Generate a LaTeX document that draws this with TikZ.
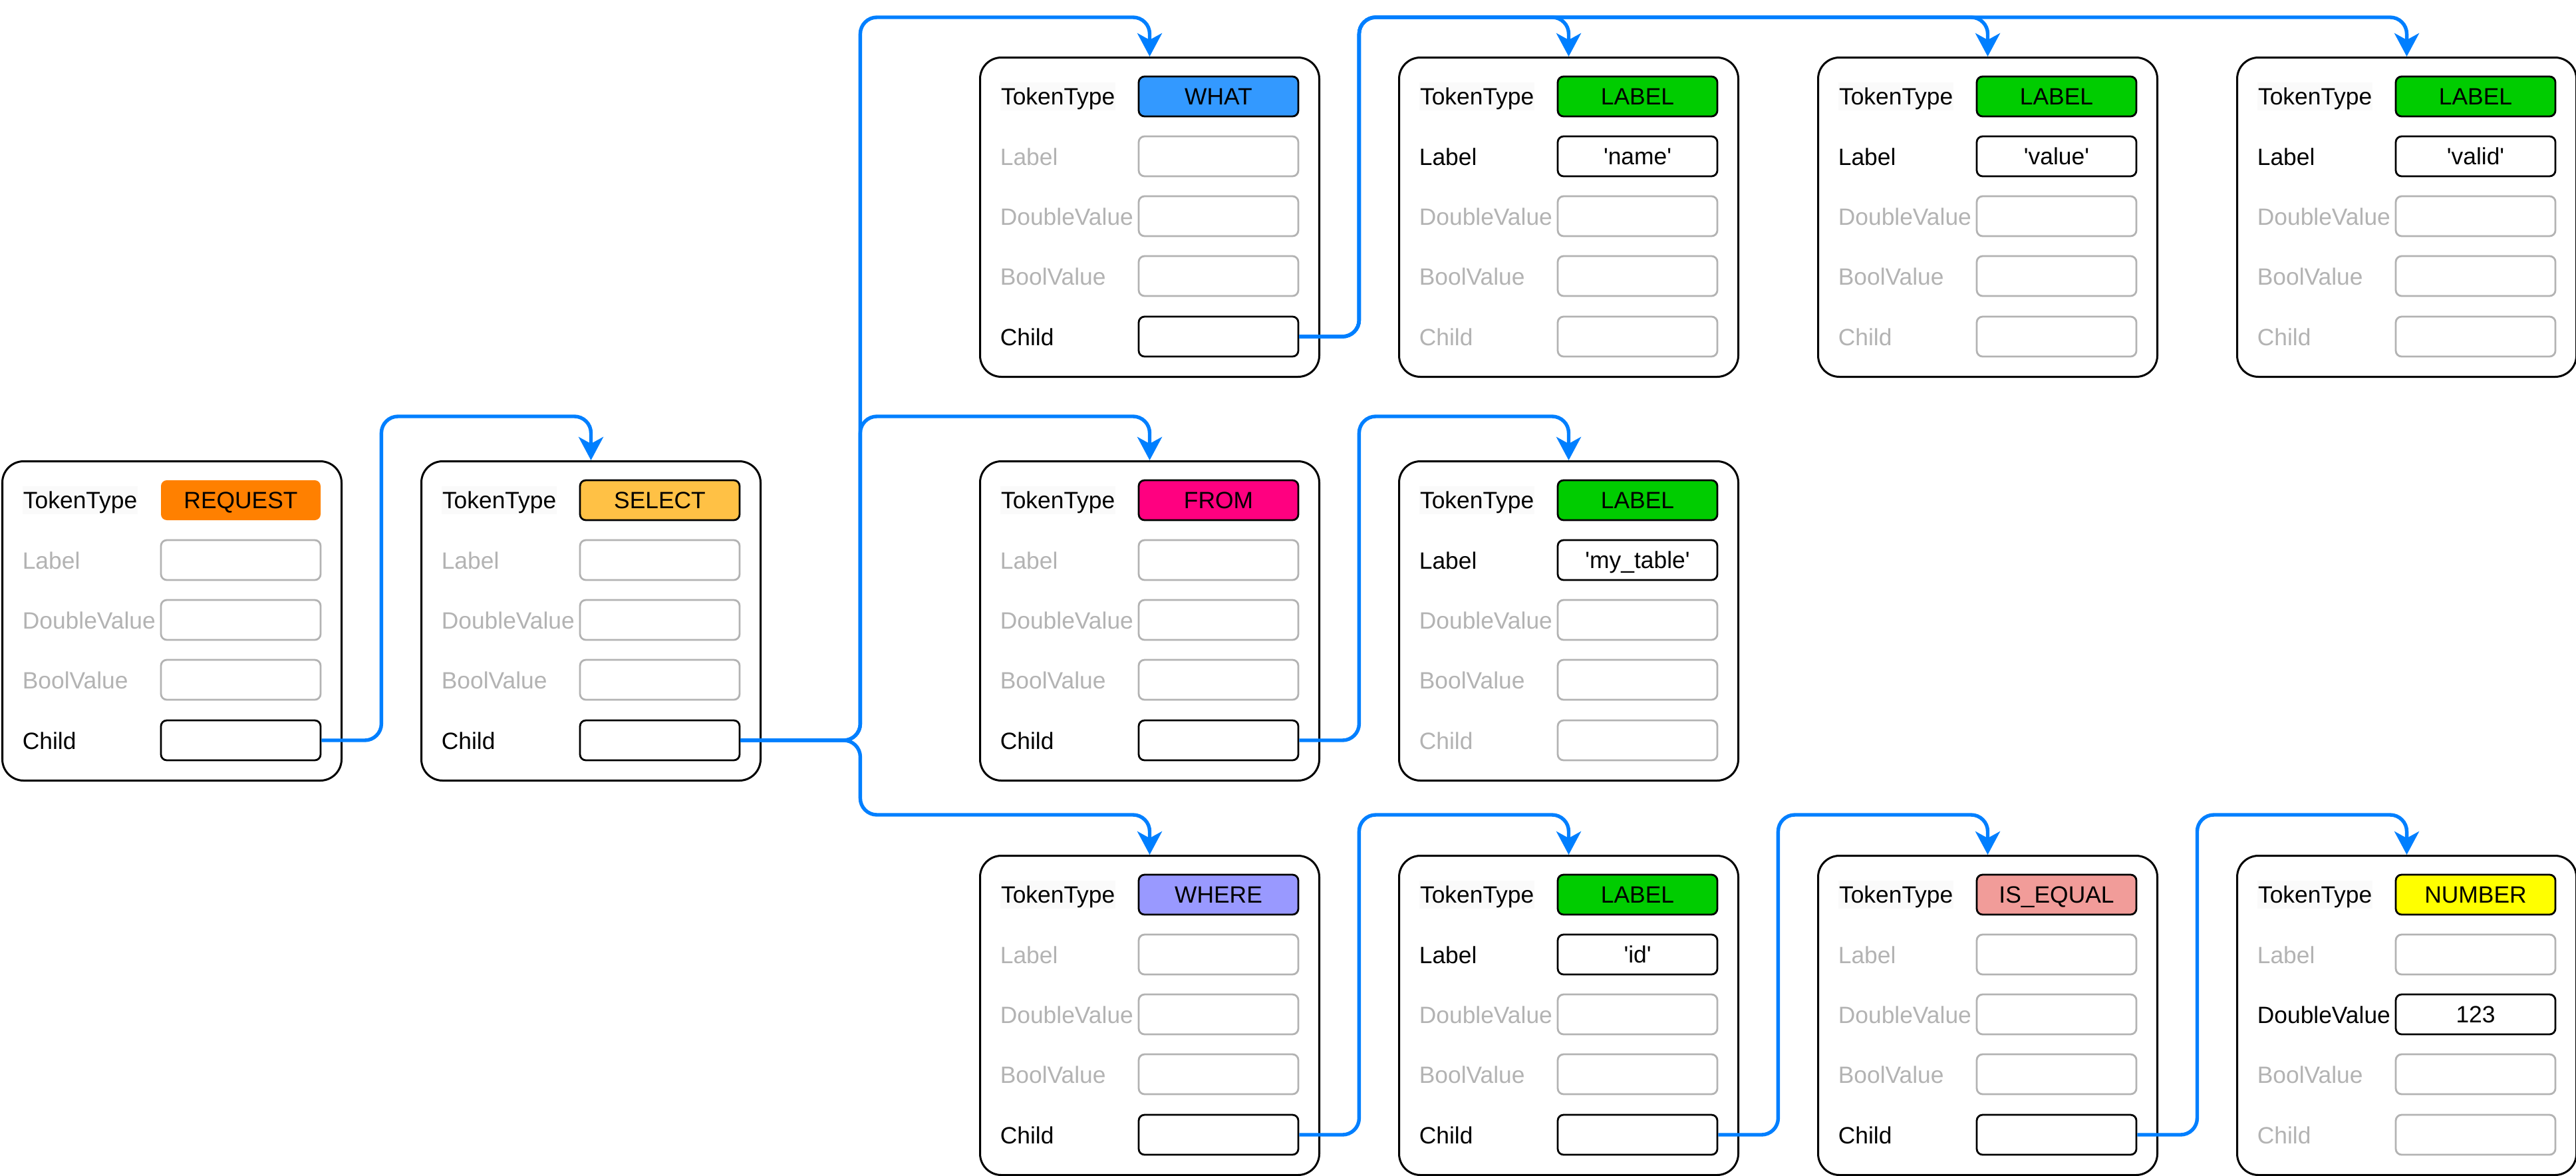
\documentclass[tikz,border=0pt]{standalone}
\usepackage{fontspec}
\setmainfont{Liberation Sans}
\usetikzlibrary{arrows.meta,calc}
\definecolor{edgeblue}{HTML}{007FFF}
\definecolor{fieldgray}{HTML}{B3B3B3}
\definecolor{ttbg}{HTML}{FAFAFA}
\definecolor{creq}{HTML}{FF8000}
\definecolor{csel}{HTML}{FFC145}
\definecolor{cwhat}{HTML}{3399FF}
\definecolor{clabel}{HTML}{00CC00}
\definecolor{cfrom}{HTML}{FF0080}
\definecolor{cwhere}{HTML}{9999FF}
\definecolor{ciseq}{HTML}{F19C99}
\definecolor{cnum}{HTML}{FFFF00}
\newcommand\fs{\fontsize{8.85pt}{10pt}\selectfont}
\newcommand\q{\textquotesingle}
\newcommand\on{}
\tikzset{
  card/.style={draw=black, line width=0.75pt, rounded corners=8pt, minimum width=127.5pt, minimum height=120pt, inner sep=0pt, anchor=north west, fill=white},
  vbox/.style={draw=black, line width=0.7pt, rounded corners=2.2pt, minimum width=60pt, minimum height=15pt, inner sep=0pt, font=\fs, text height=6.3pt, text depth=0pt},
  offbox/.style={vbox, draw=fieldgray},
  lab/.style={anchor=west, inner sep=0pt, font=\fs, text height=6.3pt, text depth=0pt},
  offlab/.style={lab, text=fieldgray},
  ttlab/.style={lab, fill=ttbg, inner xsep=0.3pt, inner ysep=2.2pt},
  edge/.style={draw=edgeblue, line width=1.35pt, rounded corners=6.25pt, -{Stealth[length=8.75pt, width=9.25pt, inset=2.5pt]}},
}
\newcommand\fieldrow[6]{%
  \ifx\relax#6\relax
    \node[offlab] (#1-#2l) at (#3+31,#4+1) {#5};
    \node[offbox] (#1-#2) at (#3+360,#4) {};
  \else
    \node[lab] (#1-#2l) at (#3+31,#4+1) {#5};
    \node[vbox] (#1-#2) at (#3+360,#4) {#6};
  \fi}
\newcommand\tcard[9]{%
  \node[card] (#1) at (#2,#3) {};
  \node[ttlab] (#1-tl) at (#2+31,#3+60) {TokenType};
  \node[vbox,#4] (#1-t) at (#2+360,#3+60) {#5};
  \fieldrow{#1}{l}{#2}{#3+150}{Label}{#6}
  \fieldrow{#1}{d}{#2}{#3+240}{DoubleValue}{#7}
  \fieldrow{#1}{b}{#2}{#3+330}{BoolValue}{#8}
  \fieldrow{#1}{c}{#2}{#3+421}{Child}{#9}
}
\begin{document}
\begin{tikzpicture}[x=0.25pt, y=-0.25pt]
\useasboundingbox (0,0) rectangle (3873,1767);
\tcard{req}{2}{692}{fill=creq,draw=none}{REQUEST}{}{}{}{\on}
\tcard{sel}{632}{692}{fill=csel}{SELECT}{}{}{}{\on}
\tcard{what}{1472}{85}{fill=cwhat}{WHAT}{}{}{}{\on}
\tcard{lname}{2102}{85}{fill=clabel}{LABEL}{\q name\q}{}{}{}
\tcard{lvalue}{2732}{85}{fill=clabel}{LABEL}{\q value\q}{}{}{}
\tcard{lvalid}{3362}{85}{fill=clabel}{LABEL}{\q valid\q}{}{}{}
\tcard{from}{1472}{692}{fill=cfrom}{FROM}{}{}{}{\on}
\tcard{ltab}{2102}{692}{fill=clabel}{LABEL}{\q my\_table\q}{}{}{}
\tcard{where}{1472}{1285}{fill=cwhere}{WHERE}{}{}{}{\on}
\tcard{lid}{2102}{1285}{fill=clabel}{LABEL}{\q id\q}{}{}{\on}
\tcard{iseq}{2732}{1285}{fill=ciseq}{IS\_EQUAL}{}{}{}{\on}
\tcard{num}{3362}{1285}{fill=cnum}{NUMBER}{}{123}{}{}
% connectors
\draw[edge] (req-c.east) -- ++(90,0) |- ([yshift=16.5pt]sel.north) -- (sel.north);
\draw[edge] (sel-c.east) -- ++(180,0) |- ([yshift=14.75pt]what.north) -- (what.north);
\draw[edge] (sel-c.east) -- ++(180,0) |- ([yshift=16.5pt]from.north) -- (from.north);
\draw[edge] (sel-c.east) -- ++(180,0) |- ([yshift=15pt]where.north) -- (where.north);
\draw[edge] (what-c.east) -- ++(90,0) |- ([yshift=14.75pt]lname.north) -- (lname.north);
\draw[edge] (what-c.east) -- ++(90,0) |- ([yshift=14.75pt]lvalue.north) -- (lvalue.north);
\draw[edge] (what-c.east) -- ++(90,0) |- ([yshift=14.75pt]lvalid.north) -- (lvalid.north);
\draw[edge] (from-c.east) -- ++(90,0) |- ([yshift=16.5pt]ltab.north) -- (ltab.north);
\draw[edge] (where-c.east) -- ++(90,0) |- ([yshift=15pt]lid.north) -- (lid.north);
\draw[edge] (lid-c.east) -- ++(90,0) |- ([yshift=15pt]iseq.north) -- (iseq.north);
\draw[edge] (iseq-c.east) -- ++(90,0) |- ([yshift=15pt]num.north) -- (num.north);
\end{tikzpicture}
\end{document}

+ + + + +

● Given instruction:
Set the pictures aside and transcribe the data above exactly.

● Response to this exercise:
Generate a LaTeX document that draws this with TikZ.
\documentclass[tikz,border=0pt]{standalone}
\usepackage{fontspec}
\setmainfont{Liberation Sans}
\usetikzlibrary{arrows.meta,calc}
\definecolor{edgeblue}{HTML}{007FFF}
\definecolor{fieldgray}{HTML}{B3B3B3}
\definecolor{ttbg}{HTML}{FAFAFA}
\definecolor{creq}{HTML}{FF8000}
\definecolor{csel}{HTML}{FFC145}
\definecolor{cwhat}{HTML}{3399FF}
\definecolor{clabel}{HTML}{00CC00}
\definecolor{cfrom}{HTML}{FF0080}
\definecolor{cwhere}{HTML}{9999FF}
\definecolor{ciseq}{HTML}{F19C99}
\definecolor{cnum}{HTML}{FFFF00}
\newcommand\fs{\fontsize{8.85pt}{10pt}\selectfont}
\newcommand\q{\textquotesingle}
\newcommand\on{}
\tikzset{
  card/.style={draw=black, line width=0.75pt, rounded corners=8pt, minimum width=127.5pt, minimum height=120pt, inner sep=0pt, anchor=north west, fill=white},
  vbox/.style={draw=black, line width=0.7pt, rounded corners=2.2pt, minimum width=60pt, minimum height=15pt, inner sep=0pt, font=\fs, text height=6.3pt, text depth=0pt},
  offbox/.style={vbox, draw=fieldgray},
  lab/.style={anchor=west, inner sep=0pt, font=\fs, text height=6.3pt, text depth=0pt},
  offlab/.style={lab, text=fieldgray},
  ttlab/.style={lab, fill=ttbg, inner xsep=0.3pt, inner ysep=2.2pt},
  edge/.style={draw=edgeblue, line width=1.35pt, rounded corners=6.25pt, -{Stealth[length=8.75pt, width=9.25pt, inset=2.5pt]}},
}
\newcommand\fieldrow[6]{%
  \ifx\relax#6\relax
    \node[offlab] (#1-#2l) at (#3+31,#4+1) {#5};
    \node[offbox] (#1-#2) at (#3+360,#4) {};
  \else
    \node[lab] (#1-#2l) at (#3+31,#4+1) {#5};
    \node[vbox] (#1-#2) at (#3+360,#4) {#6};
  \fi}
\newcommand\tcard[9]{%
  \node[card] (#1) at (#2,#3) {};
  \node[ttlab] (#1-tl) at (#2+31,#3+60) {TokenType};
  \node[vbox,#4] (#1-t) at (#2+360,#3+60) {#5};
  \fieldrow{#1}{l}{#2}{#3+150}{Label}{#6}
  \fieldrow{#1}{d}{#2}{#3+240}{DoubleValue}{#7}
  \fieldrow{#1}{b}{#2}{#3+330}{BoolValue}{#8}
  \fieldrow{#1}{c}{#2}{#3+421}{Child}{#9}
}
\begin{document}
\begin{tikzpicture}[x=0.25pt, y=-0.25pt]
\useasboundingbox (0,0) rectangle (3873,1767);
\tcard{req}{2}{692}{fill=creq,draw=none}{REQUEST}{}{}{}{\on}
\tcard{sel}{632}{692}{fill=csel}{SELECT}{}{}{}{\on}
\tcard{what}{1472}{85}{fill=cwhat}{WHAT}{}{}{}{\on}
\tcard{lname}{2102}{85}{fill=clabel}{LABEL}{\q name\q}{}{}{}
\tcard{lvalue}{2732}{85}{fill=clabel}{LABEL}{\q value\q}{}{}{}
\tcard{lvalid}{3362}{85}{fill=clabel}{LABEL}{\q valid\q}{}{}{}
\tcard{from}{1472}{692}{fill=cfrom}{FROM}{}{}{}{\on}
\tcard{ltab}{2102}{692}{fill=clabel}{LABEL}{\q my\_table\q}{}{}{}
\tcard{where}{1472}{1285}{fill=cwhere}{WHERE}{}{}{}{\on}
\tcard{lid}{2102}{1285}{fill=clabel}{LABEL}{\q id\q}{}{}{\on}
\tcard{iseq}{2732}{1285}{fill=ciseq}{IS\_EQUAL}{}{}{}{\on}
\tcard{num}{3362}{1285}{fill=cnum}{NUMBER}{}{123}{}{}
% connectors
\draw[edge] (req-c.east) -- ++(90,0) |- ([yshift=16.5pt]sel.north) -- (sel.north);
\draw[edge] (sel-c.east) -- ++(180,0) |- ([yshift=14.75pt]what.north) -- (what.north);
\draw[edge] (sel-c.east) -- ++(180,0) |- ([yshift=16.5pt]from.north) -- (from.north);
\draw[edge] (sel-c.east) -- ++(180,0) |- ([yshift=15pt]where.north) -- (where.north);
\draw[edge] (what-c.east) -- ++(90,0) |- ([yshift=14.75pt]lname.north) -- (lname.north);
\draw[edge] (what-c.east) -- ++(90,0) |- ([yshift=14.75pt]lvalue.north) -- (lvalue.north);
\draw[edge] (what-c.east) -- ++(90,0) |- ([yshift=14.75pt]lvalid.north) -- (lvalid.north);
\draw[edge] (from-c.east) -- ++(90,0) |- ([yshift=16.5pt]ltab.north) -- (ltab.north);
\draw[edge] (where-c.east) -- ++(90,0) |- ([yshift=15pt]lid.north) -- (lid.north);
\draw[edge] (lid-c.east) -- ++(90,0) |- ([yshift=15pt]iseq.north) -- (iseq.north);
\draw[edge] (iseq-c.east) -- ++(90,0) |- ([yshift=15pt]num.north) -- (num.north);
\end{tikzpicture}
\end{document}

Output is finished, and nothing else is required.